Review: ‘Nostalgia Opera & Streetside Meat,’ by Ford Dagenham


How’s your poetry social media looking? Overflowing with prizes and pamphlets? The birdsong and death rattle of submissions windows opening and closing? A landfill of small successes and failures? A rising ocean of ennui and angst? No? Just me?

As a previous post suggests, it all gets a bit intense and overhyped sometimes. But sometimes something comes along that reminds you why you liked poetry in the first place. It cuts to the chase, goes back to the source (etc etc) to re-connect with the poetic impulse of getting words down that might mean something to some people, or that might connect ideas and language and images in a refreshing, revealing way, with none of the often-associated hand-wringing bullshit.

Poetry people, I present Ford Dagenham‘s Nostalgia Opera & Streetside Meat, the first pamphlet published from East Sussex based Back Room Poetry.

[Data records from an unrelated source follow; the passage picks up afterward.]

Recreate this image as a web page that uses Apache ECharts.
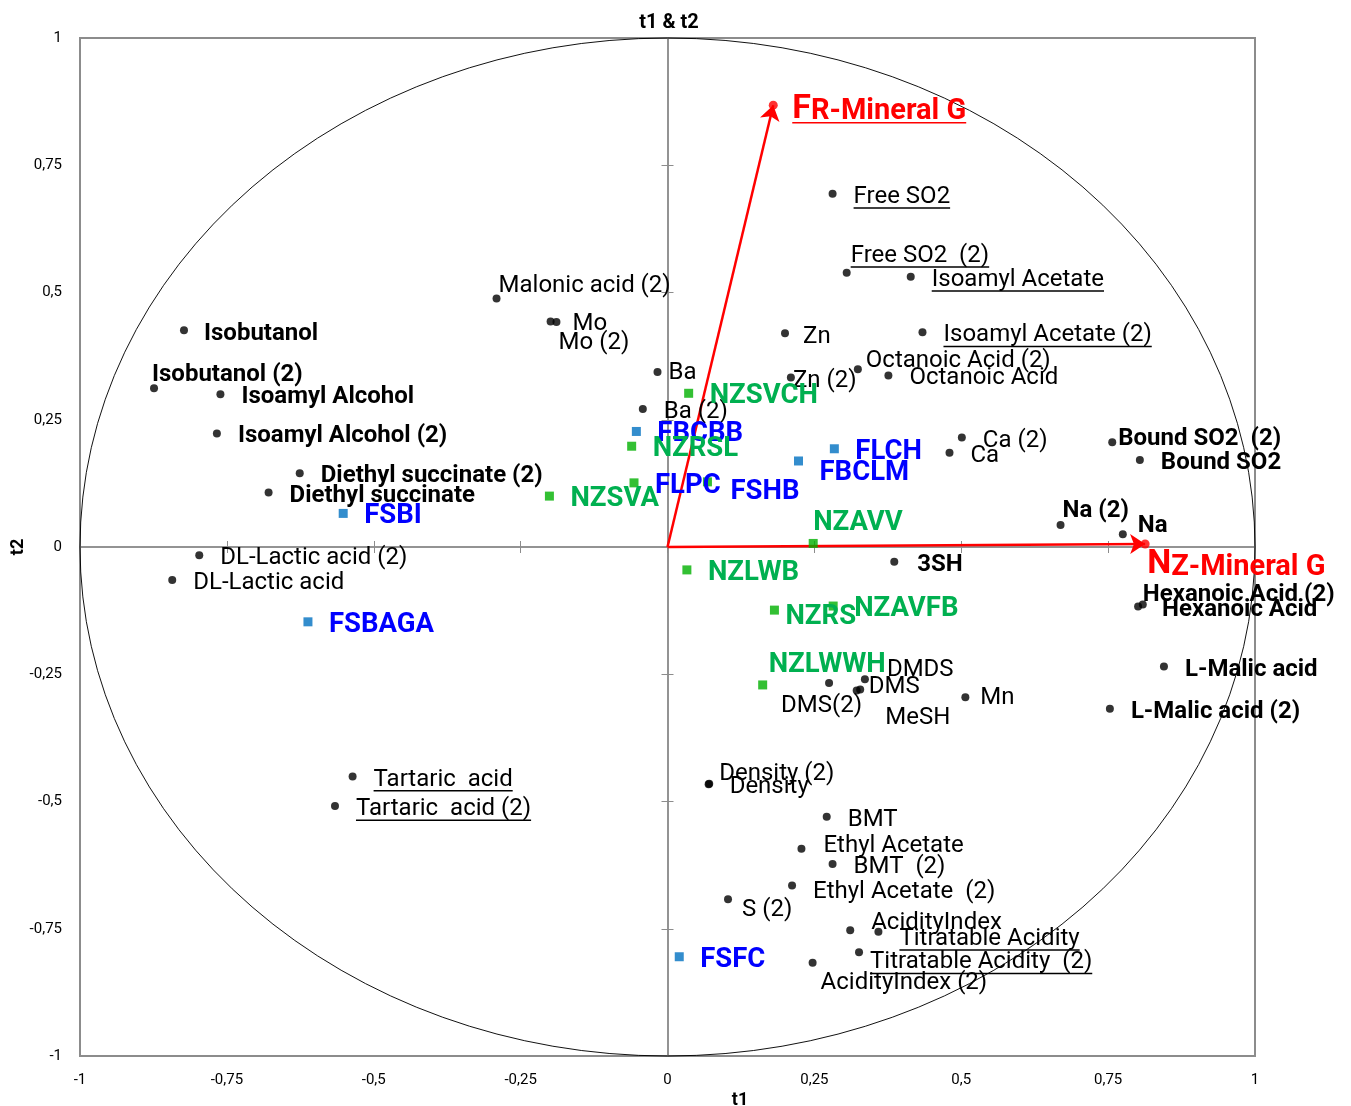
<!DOCTYPE html>
<html>
<head>
<meta charset="utf-8">
<script src="https://cdn.jsdelivr.net/npm/echarts@6/dist/echarts.min.js"></script>
<style>
  html, body { margin: 0; padding: 0; background: #fff; }
  #chart { width: 1351px; height: 1106px; }
</style>
</head>
<body>
<div id="chart"></div>
<script>
// active variables (black dots)
const varNames = [
  'Isobutanol', 'Isobutanol (2)', 'Isoamyl Alcohol', 'Isoamyl Alcohol (2)',
  'Diethyl succinate (2)', 'Diethyl succinate', 'Malonic acid (2)', 'Mo', 'Mo (2)',
  'Ba', 'Ba (2)', 'Free SO2', 'Free SO2  (2)', 'Isoamyl Acetate', 'Zn',
  'Isoamyl Acetate (2)', 'Zn (2)', 'Octanoic Acid (2)', 'Octanoic Acid', 'Ca (2)', 'Ca',
  'Bound SO2  (2)', 'Bound SO2', 'Na (2)', 'Na', '3SH', 'Hexanoic Acid (2)',
  'Hexanoic Acid', 'L-Malic acid', 'L-Malic acid (2)', 'DL-Lactic acid (2)',
  'DL-Lactic acid', 'Tartaric  acid', 'Tartaric  acid (2)', 'DMS(2)', 'DMDS', 'DMS',
  'MeSH', 'Mn', 'Density', 'Density (2)', 'BMT', 'Ethyl Acetate', 'BMT  (2)',
  'Ethyl Acetate  (2)', 'S (2)', 'AcidityIndex', 'Titratable Acidity',
  'Titratable Acidity  (2)', 'AcidityIndex (2)'
]
const varT1 = [
  -0.823, -0.874, -0.761, -0.767, -0.626, -0.679, -0.291, -0.189, -0.199, -0.017,
  -0.042, 0.281, 0.305, 0.414, 0.200, 0.434, 0.210, 0.324, 0.376, 0.501,
  0.480, 0.757, 0.804, 0.669, 0.775, 0.386, 0.809, 0.801, 0.845, 0.753,
  -0.797, -0.843, -0.536, -0.566, 0.275, 0.336, 0.322, 0.328, 0.507, 0.070,
  0.071, 0.271, 0.228, 0.281, 0.212, 0.103, 0.311, 0.359, 0.326, 0.247
]
const varT2 = [
  0.426, 0.312, 0.300, 0.223, 0.145, 0.107, 0.488, 0.442, 0.443, 0.344,
  0.271, 0.694, 0.539, 0.531, 0.420, 0.422, 0.333, 0.349, 0.337, 0.215,
  0.185, 0.206, 0.171, 0.043, 0.025, -0.029, -0.113, -0.117, -0.235, -0.318,
  -0.016, -0.065, -0.451, -0.509, -0.267, -0.260, -0.282, -0.280, -0.295, -0.466,
  -0.465, -0.530, -0.593, -0.623, -0.665, -0.692, -0.753, -0.756, -0.796, -0.817
]

// FR observations (blue)
const frNames = ['FBCBB', 'FSBI', 'FSBAGA', 'FSFC', 'FLCH', 'FBCLM', 'FLPC', 'FSHB']
const frT1 = [-0.053, -0.552, -0.612, 0.020, 0.284, 0.223, -0.057, 0.068]
const frT2 = [0.227, 0.066, -0.147, -0.805, 0.193, 0.169, 0.126, 0.128]

// NZ observations (green)
const nzNames = ['NZSVCH', 'NZRSL', 'NZSVA', 'NZAVV', 'NZLWB', 'NZRS', 'NZAVFB', 'NZLWWH']
const nzT1 = [0.036, -0.061, -0.201, 0.248, 0.033, 0.182, 0.282, 0.162]
const nzT2 = [0.302, 0.198, 0.100, 0.007, -0.045, -0.124, -0.116, -0.271]

// supplementary variables (red vectors)
const supNames = ['FR-Mineral G', 'NZ-Mineral G']
const supT1 = [0.180, 0.813]
const supT2 = [0.868, 0.006]

// correlation circle
const circleT1 = [0]
const circleT2 = [0]
const circleR = [1]

// label placement (pixels from the point), default is right of it
const labelNudge = {
  'Isobutanol': [20, 2], 'Isobutanol (2)': [-2, -15], 'Malonic acid (2)': [2, -15],
  'Mo': [16, 0], 'Mo (2)': [8, 19], 'Ba': [11, -1], 'FSHB': [23, 8], 'FBCLM': [21, 10],
  'Free SO2  (2)': [4, -19], 'Zn': [18, 2], 'Zn (2)': [2, 1], 'Octanoic Acid (2)': [8, -10],
  'Bound SO2  (2)': [6, -5], 'Na (2)': [2, -16], 'Na': [15, -10], '3SH': [23, 1],
  'Hexanoic Acid (2)': [0, -12], 'Hexanoic Acid': [24, 1], 'NZ-Mineral G': [2, 19],
  'FR-Mineral G': [19, 2], 'NZAVV': [0, -22], 'NZRS': [11, 5], 'NZLWWH': [6, -22],
  'DMS(2)': [-48, 21], 'DMDS': [22, -11], 'DMS': [12, -6], 'MeSH': [25, 26], 'Mn': [15, -1],
  'Density (2)': [10, -12], 'Ethyl Acetate': [22, -5], 'Ethyl Acetate  (2)': [21, 5],
  'S (2)': [14, 9], 'AcidityIndex': [21, -9], 'Titratable Acidity': [21, 5],
  'Titratable Acidity  (2)': [11, 8], 'AcidityIndex (2)': [8, 18]
}
const boldNames = new Set([
  'Isobutanol', 'Isobutanol (2)', 'Isoamyl Alcohol', 'Isoamyl Alcohol (2)',
  'Diethyl succinate (2)', 'Diethyl succinate', 'Bound SO2  (2)', 'Bound SO2',
  'Na (2)', 'Na', '3SH', 'Hexanoic Acid (2)', 'Hexanoic Acid', 'L-Malic acid', 'L-Malic acid (2)'
])
const underlined = new Set([
  'Free SO2', 'Free SO2  (2)', 'Isoamyl Acetate', 'Isoamyl Acetate (2)', 'Tartaric  acid',
  'Tartaric  acid (2)', 'Titratable Acidity', 'Titratable Acidity  (2)', 'FR-Mineral G'
])
const greenMarked = new Set(['FLPC', 'FSHB'])

const FONT = 'Roboto'
const measureCtx = document.createElement('canvas').getContext('2d')
function textWidth(text, weight, size) {
  measureCtx.font = weight + ' ' + size + 'px ' + FONT
  return measureCtx.measureText(text).width
}

function labelSeries(names, t1, t2, look) {
  return {
    type: 'custom',
    coordinateSystem: 'cartesian2d',
    clip: false,
    silent: true,
    z: 10,
    encode: { x: 0, y: 1 },
    data: names.map((n, i) => [t1[i], t2[i]]),
    renderItem(params, api) {
      const name = names[params.dataIndex]
      const p = api.coord([api.value(0), api.value(1)])
      const nudge = labelNudge[name] || [21, 1]
      const x = p[0] + nudge[0]
      const y = p[1] + nudge[1] + 2
      const weight = look.bold || boldNames.has(name) ? 'bold' : 'normal'
      const children = []
      let width
      if (look.big) {
        const first = name.charAt(0)
        const rest = name.slice(1)
        children.push({
          type: 'text', x, y,
          style: {
            text: '{a|' + first + '}{b|' + rest + '}',
            verticalAlign: 'middle', align: 'left',
            rich: {
              a: { fontSize: look.big, fontWeight: 'bold', fontFamily: FONT, fill: look.color, verticalAlign: 'bottom' },
              b: { fontSize: look.size, fontWeight: 'bold', fontFamily: FONT, fill: look.color, verticalAlign: 'bottom' }
            }
          }
        })
        width = textWidth(first, 'bold', look.big) + textWidth(rest, 'bold', look.size)
      } else {
        children.push({
          type: 'text', x, y,
          style: {
            text: name, fill: look.color, fontSize: look.size, fontWeight: weight,
            fontFamily: FONT, align: 'left', verticalAlign: 'middle'
          }
        })
        width = textWidth(name, weight, look.size)
      }
      if (underlined.has(name)) {
        const uy = y + look.size * 0.47
        children.push({
          type: 'line',
          shape: { x1: x, y1: uy, x2: x + width, y2: uy },
          style: { stroke: look.color, lineWidth: 1.5 }
        })
      }
      return { type: 'group', children }
    }
  }
}

function centerAxis(pos, inside) {
  return {
    type: 'value', min: -1, max: 1, interval: 0.25, position: pos,
    axisLine: { show: true, onZero: true, lineStyle: { color: '#8c8c8c', width: 1.5 } },
    axisTick: { show: true, inside, length: 6, lineStyle: { color: '#8c8c8c', width: 1 } },
    axisLabel: { show: false },
    splitLine: { show: false }
  }
}

const fmt = v => String(v).replace('.', ',')

const chart = echarts.init(document.getElementById('chart'))
chart.setOption({
  backgroundColor: '#fff',
  animation: false,
  grid: {
    left: 80, right: 96, top: 38, bottom: 50,
    show: true, borderColor: '#8c8c8c', borderWidth: 2, backgroundColor: '#fff'
  },
  xAxis: [
    {
      type: 'value', min: -1, max: 1, interval: 0.25,
      axisLine: { show: false, onZero: false },
      axisTick: { show: false },
      splitLine: { show: false },
      axisLabel: { margin: 17, color: '#000', fontSize: 15, fontFamily: FONT, formatter: fmt, showMinLabel: true, showMaxLabel: true }
    },
    centerAxis('bottom', true),
    centerAxis('bottom', false)
  ],
  yAxis: [
    {
      type: 'value', min: -1, max: 1, interval: 0.25,
      axisLine: { show: false, onZero: false },
      axisTick: { show: false },
      splitLine: { show: false },
      axisLabel: { margin: 18, color: '#000', fontSize: 15, fontFamily: FONT, formatter: fmt, showMinLabel: true, showMaxLabel: true }
    },
    centerAxis('left', true),
    centerAxis('left', false)
  ],
  graphic: [
    { type: 'text', x: 669, y: 23, style: { text: 't1 & t2', font: 'bold 20px ' + FONT, fill: '#000', align: 'center', verticalAlign: 'middle' } },
    { type: 'text', x: 740, y: 1100, style: { text: 't1', font: 'bold 18px ' + FONT, fill: '#000', align: 'center', verticalAlign: 'middle' } },
    { type: 'text', x: 18, y: 547, rotation: Math.PI / 2, style: { text: 't2', font: 'bold 18px ' + FONT, fill: '#000', align: 'center', verticalAlign: 'middle' } }
  ],
  series: [
    {
      type: 'custom',
      coordinateSystem: 'cartesian2d',
      silent: true,
      z: 1,
      encode: { x: 0, y: 1 },
      data: circleT1.map((v, i) => [v, circleT2[i], circleR[i]]),
      renderItem(params, api) {
        const c = api.coord([api.value(0), api.value(1)])
        const r = api.value(2)
        const rx = api.size([r, 0])[0]
        const ry = api.size([0, r])[1]
        return {
          type: 'circle', x: c[0], y: c[1], scaleY: ry / rx,
          shape: { cx: 0, cy: 0, r: rx },
          style: { fill: 'none', stroke: '#000', lineWidth: 1, strokeNoScale: true }
        }
      }
    },
    {
      type: 'lines',
      coordinateSystem: 'cartesian2d',
      silent: true,
      z: 4,
      symbol: ['none', 'arrow'],
      symbolSize: 15,
      lineStyle: { color: '#ff0000', width: 2.5, opacity: 1 },
      data: supT1.map((v, i) => ({ coords: [[0, 0], [v, supT2[i]]] }))
    },
    {
      type: 'scatter', z: 5, silent: true,
      symbol: 'circle', symbolSize: 8,
      itemStyle: { color: '#000' },
      data: varT1.map((v, i) => [v, varT2[i]])
    },
    {
      type: 'scatter', z: 5, silent: true,
      symbol: 'rect', symbolSize: 9,
      itemStyle: { color: p => greenMarked.has(frNames[p.dataIndex]) ? '#00b000' : '#0070c0' },
      data: frT1.map((v, i) => [v, frT2[i]])
    },
    {
      type: 'scatter', z: 5, silent: true,
      symbol: 'rect', symbolSize: 9,
      itemStyle: { color: '#00b000' },
      data: nzT1.map((v, i) => [v, nzT2[i]])
    },
    {
      type: 'scatter', z: 5, silent: true,
      symbol: 'circle', symbolSize: 9,
      itemStyle: { color: '#ff0000' },
      data: supT1.map((v, i) => [v, supT2[i]])
    },
    labelSeries(varNames, varT1, varT2, { color: '#000', size: 24 }),
    labelSeries(frNames, frT1, frT2, { color: '#0000ff', size: 27.5, bold: true }),
    labelSeries(nzNames, nzT1, nzT2, { color: '#00b050', size: 27.5, bold: true }),
    labelSeries(supNames, supT1, supT2, { color: '#ff0000', size: 29, big: 34, bold: true })
  ]
})
</script>
</body>
</html>
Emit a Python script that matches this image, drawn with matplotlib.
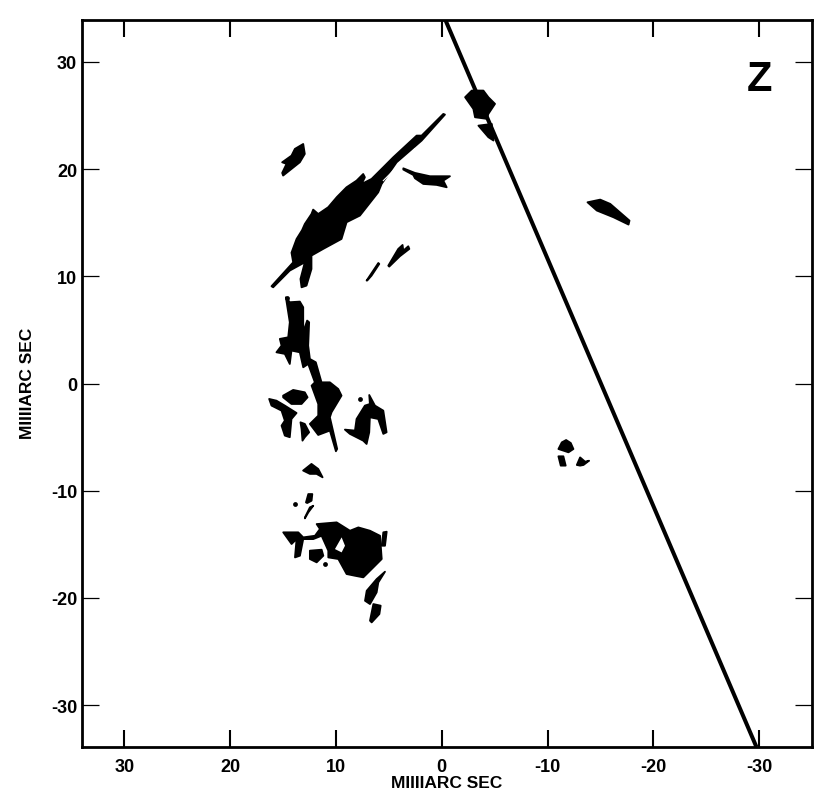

Let’s cut to that aforementioned chase.

Back Room Press is an outfit that describes itself as ‘Small Time Low Scale Do It Yo’self Poetry Publishing’. The pamphlet has a limited run of 50 and arrives assuredly DIY, a little rough and ready, inky and stapled. Hand-built. Tactile. Much more engaging than yer average overly cleansed bright-white interior POD affair. It’s something that makes you think Back Room might have an agenda – maybe even a manifesto.

Then there’s the author, who I know nothing about other than that their name also makes me feel they might have an agenda, or an idea of what’s what and what could be. The intriguing titles of the poems back this up: ‘Timeless Downer Ground’; ‘Tho My Mug is Broken’; ‘Daylight Cropped by the Yellow Half-Nets’. Something’s going on here. It’s confident, knowing, self-aware, maybe slightly adversarial and potentially piss-taking – all in a good way.

The opener ‘Where Houses Later Would Be, A Childhood Pop’, is one of a few ‘Pop’-titled poems. What are these ‘pops’? They feel like fizzing pops of thought and experience. So far so usual, maybe. But there are real rock ‘n’ roll pops in each of these everyday realities. Air bubbles. Ways to breathe, to catch breath, or to pop the balloon, the safety of the hype bubble and middle-class security. Or little teardrops exploding. Or like fizz, the fizz of pop and pop culture.

Another title is ‘Nostalgia Dead Ended for the Stasis Meat’. What’s happening with time here? Lots of things. And also lots of things with the way we feel and hold onto experience too. And so…

. . . nostalgia
smells of when I smelt that smell
from the hall outlet
another time
before


We are heading towards a simulacrum of experience. Experience designed and delivered by production line (hello Ford factory), over and over until…. until what? Breakdown. Disjuncture. Erasure. Nothingness.

SCREEN BURN FADING

can’t recall all of this poem –
i was napping
& its screen burn faded
into dreams
of victorian era
whisky heists

but it ended like this –

or

LIKE I LEFT THE ENGINE RUNNING

the myth of the muse
is a side effect
of all of the saliva we swallow

Many of these poems are 12-15 liners. They don’t all employ the alliteration of the extract above, but the sounds of the poems, their cadences, are often easygoing. But these are also the lulls that the author snaps us out of, with ‘scrub & backfill / round its unfinished edges’, or a ‘siren panic to your maintenance dread ‘ or a ‘now that’s hardcore blinkers’.


Ease is the nostalgia trip – maybe the opera vs the streetside meat. Somewhere in all this are the many soft but major hypocrisies of contemporary living, and the sense that they have increased and are still increasing with human life’s multiplying burden on the world. And all while something is being lost…

&
the
repeating repeating repeating
pop & rock songs in my headpan
they recede recede & leave


A headpan. not headphones. A tool of sorts to aid construction or discovery. But not the direct line between broadcast and audience, speak and listener. Something more rudimentary and elemental maybe. Something that needs our work.

I like this little pamphlet. And I like DIY presses making outsized impressions. Don’t let them recede and leave.